The giant comets, termed centaurs, move on unstable orbits crossing the paths of the massive outer planets Jupiter, Saturn, Uranus and Neptune. The planetary gravitational fields can occasionally deflect these objects in towards the Earth.
Centaurs are typically 50 to 100 kilometers across, or larger, and a single such body contains more mass than the entire population of Earth-crossing asteroids found to date. Calculations of the rate at which centaurs enter the inner solar system indicate that one will be deflected onto a path crossing the Earth’s orbit about once every 40,000 to 100,000 years. Whilst in near-Earth space they are expected to disintegrate into dust and larger fragments, flooding the inner solar system with cometary debris and making impacts on our planet inevitable.
Known severe upsets of the terrestrial environment and interruptions in the progress of ancient civilizations, together with our growing knowledge of interplanetary matter in near-Earth space, indicate the arrival of a centaur around 30,000 years ago. This giant comet would have strewn the inner planetary system with debris ranging in size from dust all the way up to lumps several kilometers across.
A decade ago, Stephen Hawking observed that one of the major factors in the possible scarcity of intelligent life in our galaxy is the high probability of an asteroid or comet colliding with inhabited planets.
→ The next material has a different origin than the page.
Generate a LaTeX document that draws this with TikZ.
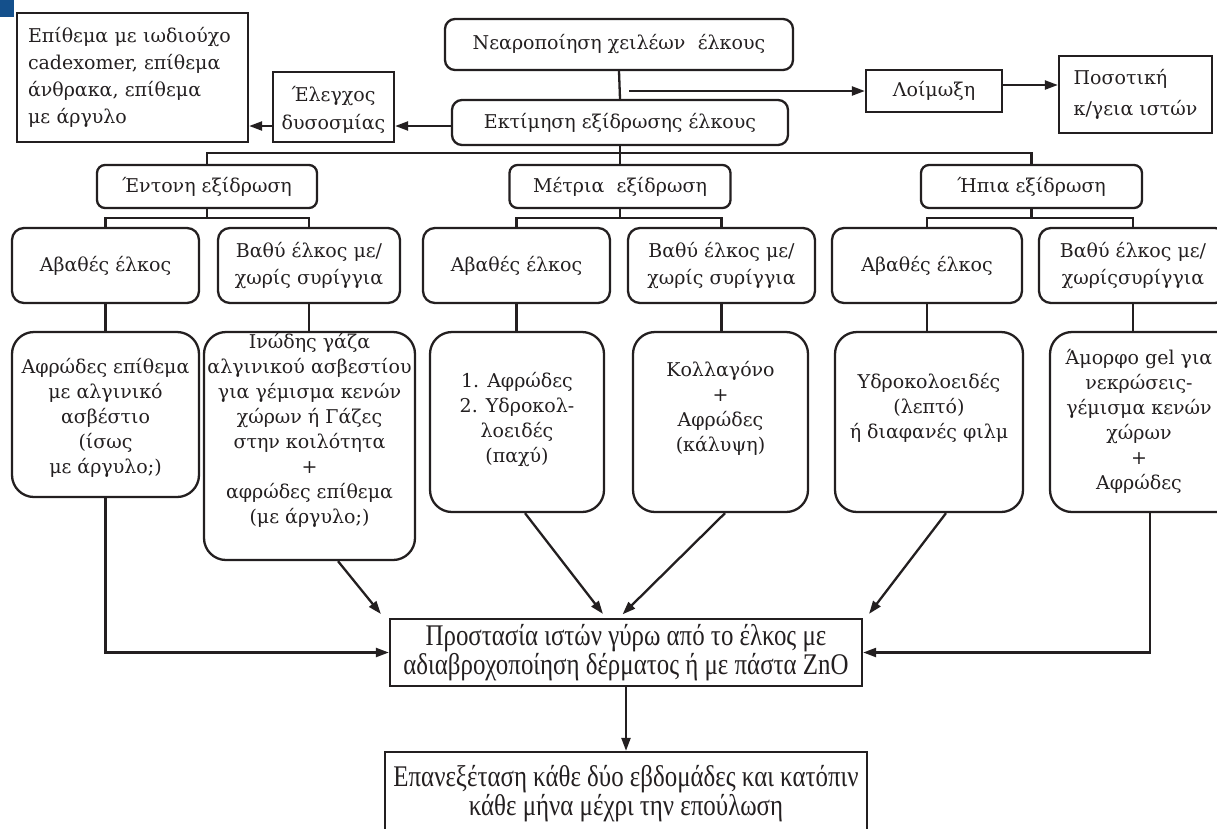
\documentclass[tikz,border=0pt]{standalone}
\usepackage{fontspec}
\setmainfont{DejaVu Serif}
\newfontfamily\condfont[FakeStretch=0.83]{Liberation Serif}
\usetikzlibrary{arrows.meta,calc}
\definecolor{cornerblue}{RGB}{20,80,140}
\definecolor{inkc}{RGB}{35,31,32}
\newcommand\fbig{\fontsize{19}{25}\selectfont}
\newcommand\fmid{\fontsize{19}{27}\selectfont}
\newcommand\fbot{\condfont\fontsize{30}{29}\selectfont}
\tikzset{
  sqbox/.style={draw=inkc, line width=2.3pt, inner sep=0pt, align=center, font=\fmid, text=inkc},
  rbox/.style={draw=inkc, line width=2.3pt, rounded corners=#1, inner sep=0pt, align=center, font=\fmid, text=inkc},
  txt/.style={inner sep=0pt, align=center, font=\fbig, text=inkc},
  ln/.style={draw=inkc, line width=2.3pt},
  arr/.style={draw=inkc, line width=2.3pt, -{Triangle[length=13pt,width=9pt]}},
}
\begin{document}
\begin{tikzpicture}[x=1pt,y=-1pt]
\useasboundingbox (0,0) rectangle (1217,828);
\clip (0,0) rectangle (1217,828);
\fill[cornerblue] (0,0) rectangle (14,17);

% top row
\node[sqbox, text width=209pt, inner xsep=11pt, minimum height=129pt, align=left] (dress) at (132.5,77.5)
  {Επίθεμα με ιωδιούχο\\cadexomer, επίθεμα\\άνθρακα, επίθεμα\\με άργυλο};
\node[sqbox, minimum width=121pt, minimum height=70pt] (odour) at (333.5,107) {};
\node[txt, font=\fontsize{19}{28}\selectfont] (odourt) at (333.5,110) {Έλεγχος\\δυσοσμίας};
\node[rbox=10pt, minimum width=348pt, minimum height=51pt] (nea) at (619,44.5) {Νεαροποίηση χειλέων\hspace{0.65em}έλκους};
\node[rbox=10pt, minimum width=336pt, minimum height=45pt] (est) at (620,122.5) {Εκτίμηση εξίδρωσης έλκους};
\node[sqbox, minimum width=136pt, minimum height=42pt] (inf) at (934,91) {Λοίμωξη};
\node[sqbox, minimum width=153pt, minimum height=77pt, align=left, font=\fontsize{19}{31}\selectfont] (quant) at (1135.5,94.5) {Ποσοτική\\κ/γεια ιστών};

\draw[ln] (nea.south) -- (est.north);
\draw[arr] (inf.west -| 629,0) -- (inf.west);
\draw[arr] (inf.east |- 0,85) -- (quant.west |- 0,85);
\draw[arr] (est.west |- 0,126) -- (odour.east |- 0,126);
\draw[arr] (odour.west |- 0,126) -- (dress.east |- 0,126);

% exudate level
\node[rbox=8pt, minimum width=220pt, minimum height=43pt] (sev) at (207,186.5) {Έντονη εξίδρωση};
\node[rbox=8pt, minimum width=221pt, minimum height=43pt] (mod) at (620,186.5) {Μέτρια\hspace{0.65em}εξίδρωση};
\node[rbox=8pt, minimum width=221pt, minimum height=43pt] (mild) at (1031.5,186.5) {Ήπια εξίδρωση};

\draw[ln] (est.south) -- (mod.north);
\draw[ln] (sev.north) |- (0,153 -| mild.north) -- (mild.north);

% depth level
\node[rbox=12pt, minimum width=187pt, minimum height=75pt] (a1) at (105.5,265.5) {Αβαθές έλκος};
\node[rbox=12pt, minimum width=182pt, minimum height=75pt] (b1) at (309,265.5) {Βαθύ έλκος με/\\χωρίς συρίγγια};
\node[rbox=12pt, minimum width=187pt, minimum height=75pt] (a2) at (516.5,265.5) {Αβαθές έλκος};
\node[rbox=12pt, minimum width=187pt, minimum height=75pt] (b2) at (721.5,265.5) {Βαθύ έλκος με/\\χωρίς συρίγγια};
\node[rbox=12pt, minimum width=190pt, minimum height=75pt] (a3) at (927,265.5) {Αβαθές έλκος};
\node[rbox=12pt, minimum width=188pt, minimum height=75pt] (b3) at (1133,265.5) {Βαθύ έλκος με/\\χωρίςσυρίγγια};

\draw[ln] (sev.south) -- (sev.south |- 0,218);
\draw[ln] (a1.north) |- (0,218 -| b1.north) -- (b1.north);
\draw[ln] (mod.south) -- (mod.south |- 0,218);
\draw[ln] (a2.north) |- (0,218 -| b2.north) -- (b2.north);
\draw[ln] (mild.south) -- (mild.south |- 0,218);
\draw[ln] (a3.north) |- (0,218 -| b3.north) -- (b3.north);

% dressing level
\node[rbox=22pt, minimum width=187pt, minimum height=165pt] (c1) at (105.5,414.5) {};
\node[rbox=22pt, minimum width=211pt, minimum height=228pt] (c2) at (309.5,446) {};
\node[rbox=22pt, minimum width=174pt, minimum height=180pt] (c3) at (517,422) {};
\node[rbox=22pt, minimum width=175pt, minimum height=180pt] (c4) at (720.5,422) {};
\node[rbox=22pt, minimum width=188pt, minimum height=180pt] (c5) at (929,422) {};
\node[rbox=22pt, minimum width=200pt, minimum height=180pt] (c6) at (1150,422) {};

\node[txt] (t1) at (105.5,418) {Αφρώδες επίθεμα\\με αλγινικό\\ασβέστιο\\(ίσως\\με άργυλο;)};
\node[txt] (t2) at (309.5,430) {Ινώδης γάζα\\αλγινικού ασβεστίου\\για γέμισμα κενών\\χώρων ή Γάζες\\στην κοιλότητα\\+\\αφρώδες επίθεμα\\(με άργυλο;)};
\node[txt] (t3) at (517,420) {1. Αφρώδες\\2. Υδροκολ-\\λοειδές\\(παχύ)};
\node[txt] (t4) at (720.5,408) {Κολλαγόνο\\+\\Αφρώδες\\(κάλυψη)};
\node[txt] (t5) at (929,408) {Υδροκολοειδές\\(λεπτό)\\ή διαφανές φιλμ};
\node[txt] (t6) at (1139,421) {Άμορφο gel για\\νεκρώσεις-\\γέμισμα κενών\\χώρων\\+\\Αφρώδες};

\draw[ln] (a1.south) -- (a1.south |- c1.north);
\draw[ln] (b1.south) -- (b1.south |- c2.north);
\draw[ln] (a2.south) -- (a2.south |- c3.north);
\draw[ln] (b2.south) -- (b2.south |- c4.north);
\draw[ln] (a3.south) -- (a3.south |- c5.north);
\draw[ln] (b3.south) -- (b3.south |- c6.north);

% bottom
\node[sqbox, minimum width=472pt, minimum height=67pt, font=\fbot] (prot) at (626,652.5)
  {Προστασία ιστών γύρω από το έλκος με\\αδιαβροχοποίηση δέρματος ή με πάστα ZnO};
\node[sqbox, minimum width=482pt, minimum height=83pt, font=\fbot] (epan) at (626,793.5)
  {Επανεξέταση κάθε δύο εβδομάδες και κατόπιν\\κάθε μήνα μέχρι την επούλωση};

\draw[arr] (c1.south) |- (prot.west);
\draw[arr] (c6.south) |- (prot.east);
\draw[arr, shorten >=5pt] (c2.south -| 338,0) -- (prot.north -| 384,0);
\draw[arr, shorten >=5pt] (c3.south -| 525,0) -- (prot.north -| 606,0);
\draw[arr, shorten >=5pt] (c4.south -| 725,0) -- (prot.north -| 619,0);
\draw[arr, shorten >=5pt] (c5.south -| 946,0) -- (prot.north -| 866,0);
\draw[arr] (prot.south) -- (epan.north);
\end{tikzpicture}
\end{document}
This week, a team of astronomers from Armagh Observatory and the University of Buckingham reported that the discovery of hundreds of giant comets in the outer planetary system over the last two decades means that these objects pose a much greater hazard to life than asteroids.
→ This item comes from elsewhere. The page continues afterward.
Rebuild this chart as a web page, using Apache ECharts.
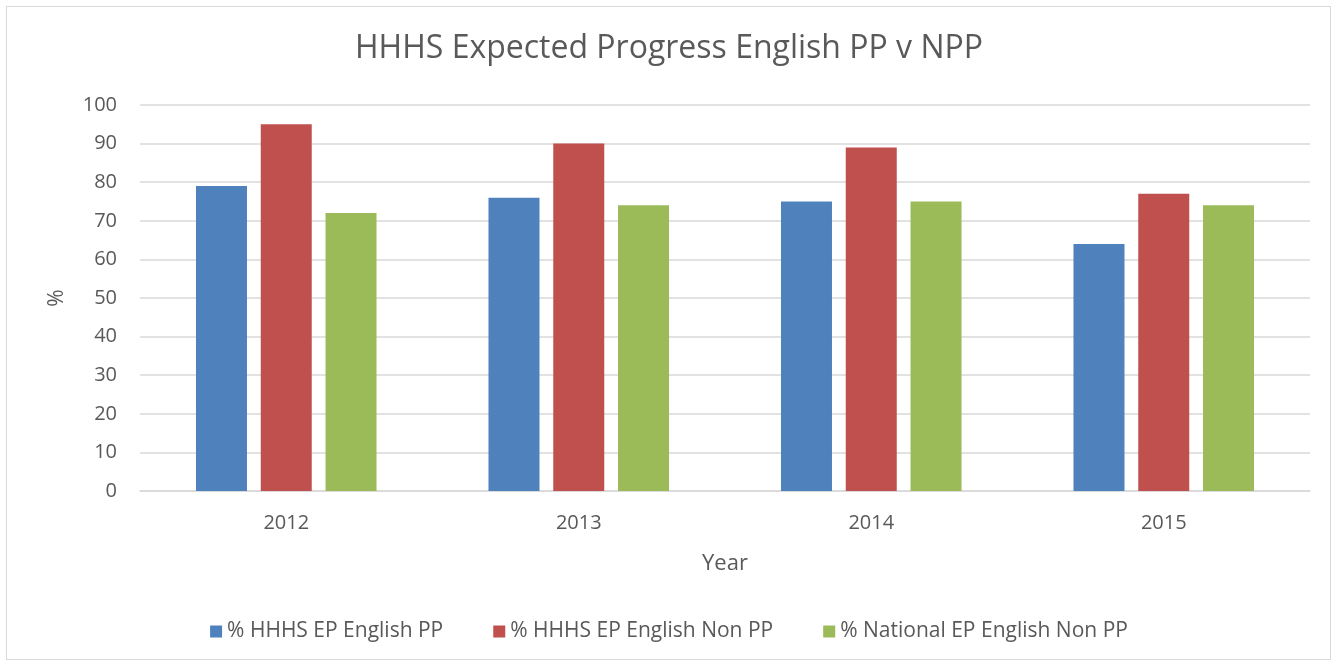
<!DOCTYPE html>
<html>
<head>
<meta charset="utf-8">
<script src="https://cdn.jsdelivr.net/npm/echarts@6/dist/echarts.min.js"></script>
<style>
  html, body { margin: 0; padding: 0; background: #fff; }
  #frame {
    position: absolute; left: 6px; top: 6px; width: 1325px; height: 654px;
    border: 1px solid #d9d9d9; box-sizing: border-box;
  }
  #chart { position: absolute; left: 0; top: 0; width: 1338px; height: 667px; }
</style>
</head>
<body>
<div id="frame"></div>
<div id="chart"></div>
<script>
const years = ['2012', '2013', '2014', '2015'];
const hhhsPP = [79, 76, 75, 64];
const hhhsNonPP = [95, 90, 89, 77];
const nationalNonPP = [72, 74, 75, 74];

const seriesNames = [
  '% HHHS EP English PP',
  '% HHHS EP English Non PP',
  '% National EP English Non PP',
];
const colors = ['#4f81bd', '#c0504d', '#9bbb59'];

const font = '"Open Sans", sans-serif';
const chart = echarts.init(document.getElementById('chart'), null, { renderer: 'canvas' });

const option = {
  animation: false,
  title: {
    text: 'HHHS Expected Progress English PP v NPP',
    left: 'center',
    top: 28,
    textStyle: { color: '#595959', fontSize: 32, fontWeight: 'normal', fontFamily: font },
  },
  grid: { left: 140, right: 28, top: 105, bottom: 176, containLabel: false },
  legend: {
    bottom: 20,
    left: 'center',
    itemWidth: 12,
    itemHeight: 12,
    itemGap: 50,
    icon: 'rect',
    textStyle: { color: '#595959', fontSize: 21, fontFamily: font },
    data: seriesNames,
  },
  xAxis: {
    type: 'category',
    data: years,
    name: 'Year',
    nameLocation: 'middle',
    nameGap: 62,
    nameTextStyle: { color: '#595959', fontSize: 22, fontFamily: font },
    axisLine: { lineStyle: { color: '#d9d9d9', width: 1.5 } },
    axisTick: { show: false },
    axisLabel: { color: '#595959', fontSize: 20, margin: 22, fontFamily: font },
  },
  yAxis: {
    type: 'value',
    min: 0,
    max: 100,
    interval: 10,
    name: '%',
    nameLocation: 'middle',
    nameGap: 72,
    nameRotate: 90,
    nameTextStyle: { color: '#595959', fontSize: 21, fontFamily: font },
    axisLine: { show: false },
    axisTick: { show: false },
    axisLabel: { color: '#595959', fontSize: 20, margin: 23, fontFamily: font },
    splitLine: { lineStyle: { color: '#d9d9d9', width: 1.5 } },
  },
  series: [hhhsPP, hhhsNonPP, nationalNonPP].map((data, i) => ({
    name: seriesNames[i],
    type: 'bar',
    data: data,
    barWidth: 51,
    barGap: '27%',
    itemStyle: { color: colors[i] },
  })),
};

chart.setOption(option);
</script>
</body>
</html>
The team, made up of Professors Bill Napier and Duncan Steel of the University of Buckingham, Professor Mark Bailey of Armagh Observatory, and Dr David Asher, also at Armagh, publish their review of recent research in the December issue of Astronomy & Geophysics (AandG), the journal of the Royal Astronomical Society.
Because they are so distant from the Earth, Centaurs appear as pinpricks of light in even the largest telescopes. Saturn’s 200-km moon Phoebe, seems likely to be a Centaur that was captured by that planet’s gravity at some time in the past.